WRITTEN EXERCISE: Will you write out the data exactly, excluding every picture?

DATA SHOWN:
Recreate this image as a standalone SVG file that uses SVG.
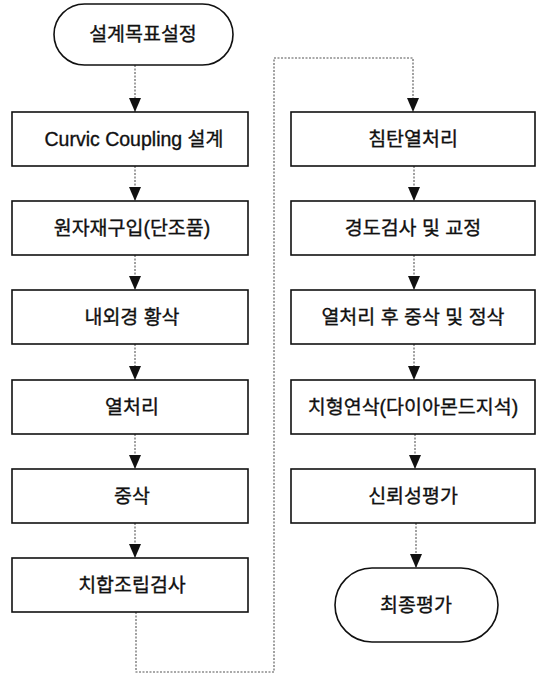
<svg xmlns="http://www.w3.org/2000/svg" width="543" height="675" viewBox="0 0 543 675">
<style>
.box{fill:#fff;stroke:#111;stroke-width:1.6}
.t{font-family:"Liberation Sans","Noto Sans CJK KR",sans-serif;font-size:19.5px;fill:#111;stroke:#111;stroke-width:0.35;text-anchor:middle}
.c{fill:none;stroke:#555;stroke-width:1.1;stroke-dasharray:2 1.5}
</style>
<defs>
<marker id="ah" viewBox="0 0 14 12" refX="14" refY="6" markerWidth="14" markerHeight="12" markerUnits="userSpaceOnUse" orient="auto">
<path d="M0,0 L14,6 L0,12 Z" fill="#111"/>
</marker>
</defs>
<rect width="543" height="675" fill="#fff"/>
<g id="connectors">
<line class="c" x1="135" y1="65" x2="135" y2="112" marker-end="url(#ah)"/>
<line class="c" x1="135" y1="166" x2="135" y2="201" marker-end="url(#ah)"/>
<line class="c" x1="135" y1="255" x2="135" y2="290" marker-end="url(#ah)"/>
<line class="c" x1="135" y1="344" x2="135" y2="380" marker-end="url(#ah)"/>
<line class="c" x1="135" y1="434" x2="135" y2="469" marker-end="url(#ah)"/>
<line class="c" x1="135" y1="523" x2="135" y2="558" marker-end="url(#ah)"/>
<polyline class="c" points="136,612 136,672 274,672 274,58 413,58 413,112" marker-end="url(#ah)"/>
<line class="c" x1="414" y1="166" x2="414" y2="201" marker-end="url(#ah)"/>
<line class="c" x1="414" y1="255" x2="414" y2="290" marker-end="url(#ah)"/>
<line class="c" x1="414" y1="344" x2="414" y2="380" marker-end="url(#ah)"/>
<line class="c" x1="415" y1="434" x2="415" y2="469" marker-end="url(#ah)"/>
<line class="c" x1="416" y1="523" x2="416" y2="568" marker-end="url(#ah)"/>
</g>
<g id="n1"><rect class="box" x="54" y="4" width="179" height="61" rx="30.5"/><text class="t" x="143" y="41">설계목표설정</text></g>
<g id="n2"><rect class="box" x="12" y="112" width="236" height="54"/><text class="t" x="134" y="146">Curvic Coupling 설계</text></g>
<g id="n3"><rect class="box" x="12" y="201" width="236" height="54"/><text class="t" x="132" y="235">원자재구입(단조품)</text></g>
<g id="n4"><rect class="box" x="12" y="290" width="236" height="54"/><text class="t" x="132" y="324">내외경 황삭</text></g>
<g id="n5"><rect class="box" x="12" y="380" width="236" height="54"/><text class="t" x="132" y="414">열처리</text></g>
<g id="n6"><rect class="box" x="12" y="469" width="236" height="54"/><text class="t" x="132" y="503">중삭</text></g>
<g id="n7"><rect class="box" x="12" y="558" width="236" height="54"/><text class="t" x="132" y="592">치합조립검사</text></g>
<g id="n8"><rect class="box" x="291" y="112" width="244" height="54"/><text class="t" x="413" y="146">침탄열처리</text></g>
<g id="n9"><rect class="box" x="291" y="201" width="244" height="54"/><text class="t" x="413" y="235">경도검사 및 교정</text></g>
<g id="n10"><rect class="box" x="291" y="290" width="244" height="54"/><text class="t" x="413" y="324">열처리 후 중삭 및 정삭</text></g>
<g id="n11"><rect class="box" x="291" y="380" width="244" height="54"/><text class="t" x="413" y="414">치형연삭(다이아몬드지석)</text></g>
<g id="n12"><rect class="box" x="291" y="469" width="244" height="54"/><text class="t" x="413" y="503">신뢰성평가</text></g>
<g id="n13"><rect class="box" x="335" y="568" width="163" height="74" rx="37"/><text class="t" x="416" y="612">최종평가</text></g>
</svg>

ANSWER:
Recreate this image as a standalone SVG file that uses SVG.
<svg xmlns="http://www.w3.org/2000/svg" width="543" height="675" viewBox="0 0 543 675">
<style>
.box{fill:#fff;stroke:#111;stroke-width:1.6}
.t{font-family:"Liberation Sans","Noto Sans CJK KR",sans-serif;font-size:19.5px;fill:#111;stroke:#111;stroke-width:0.35;text-anchor:middle}
.c{fill:none;stroke:#555;stroke-width:1.1;stroke-dasharray:2 1.5}
</style>
<defs>
<marker id="ah" viewBox="0 0 14 12" refX="14" refY="6" markerWidth="14" markerHeight="12" markerUnits="userSpaceOnUse" orient="auto">
<path d="M0,0 L14,6 L0,12 Z" fill="#111"/>
</marker>
</defs>
<rect width="543" height="675" fill="#fff"/>
<g id="connectors">
<line class="c" x1="135" y1="65" x2="135" y2="112" marker-end="url(#ah)"/>
<line class="c" x1="135" y1="166" x2="135" y2="201" marker-end="url(#ah)"/>
<line class="c" x1="135" y1="255" x2="135" y2="290" marker-end="url(#ah)"/>
<line class="c" x1="135" y1="344" x2="135" y2="380" marker-end="url(#ah)"/>
<line class="c" x1="135" y1="434" x2="135" y2="469" marker-end="url(#ah)"/>
<line class="c" x1="135" y1="523" x2="135" y2="558" marker-end="url(#ah)"/>
<polyline class="c" points="136,612 136,672 274,672 274,58 413,58 413,112" marker-end="url(#ah)"/>
<line class="c" x1="414" y1="166" x2="414" y2="201" marker-end="url(#ah)"/>
<line class="c" x1="414" y1="255" x2="414" y2="290" marker-end="url(#ah)"/>
<line class="c" x1="414" y1="344" x2="414" y2="380" marker-end="url(#ah)"/>
<line class="c" x1="415" y1="434" x2="415" y2="469" marker-end="url(#ah)"/>
<line class="c" x1="416" y1="523" x2="416" y2="568" marker-end="url(#ah)"/>
</g>
<g id="n1"><rect class="box" x="54" y="4" width="179" height="61" rx="30.5"/><text class="t" x="143" y="41">설계목표설정</text></g>
<g id="n2"><rect class="box" x="12" y="112" width="236" height="54"/><text class="t" x="134" y="146">Curvic Coupling 설계</text></g>
<g id="n3"><rect class="box" x="12" y="201" width="236" height="54"/><text class="t" x="132" y="235">원자재구입(단조품)</text></g>
<g id="n4"><rect class="box" x="12" y="290" width="236" height="54"/><text class="t" x="132" y="324">내외경 황삭</text></g>
<g id="n5"><rect class="box" x="12" y="380" width="236" height="54"/><text class="t" x="132" y="414">열처리</text></g>
<g id="n6"><rect class="box" x="12" y="469" width="236" height="54"/><text class="t" x="132" y="503">중삭</text></g>
<g id="n7"><rect class="box" x="12" y="558" width="236" height="54"/><text class="t" x="132" y="592">치합조립검사</text></g>
<g id="n8"><rect class="box" x="291" y="112" width="244" height="54"/><text class="t" x="413" y="146">침탄열처리</text></g>
<g id="n9"><rect class="box" x="291" y="201" width="244" height="54"/><text class="t" x="413" y="235">경도검사 및 교정</text></g>
<g id="n10"><rect class="box" x="291" y="290" width="244" height="54"/><text class="t" x="413" y="324">열처리 후 중삭 및 정삭</text></g>
<g id="n11"><rect class="box" x="291" y="380" width="244" height="54"/><text class="t" x="413" y="414">치형연삭(다이아몬드지석)</text></g>
<g id="n12"><rect class="box" x="291" y="469" width="244" height="54"/><text class="t" x="413" y="503">신뢰성평가</text></g>
<g id="n13"><rect class="box" x="335" y="568" width="163" height="74" rx="37"/><text class="t" x="416" y="612">최종평가</text></g>
</svg>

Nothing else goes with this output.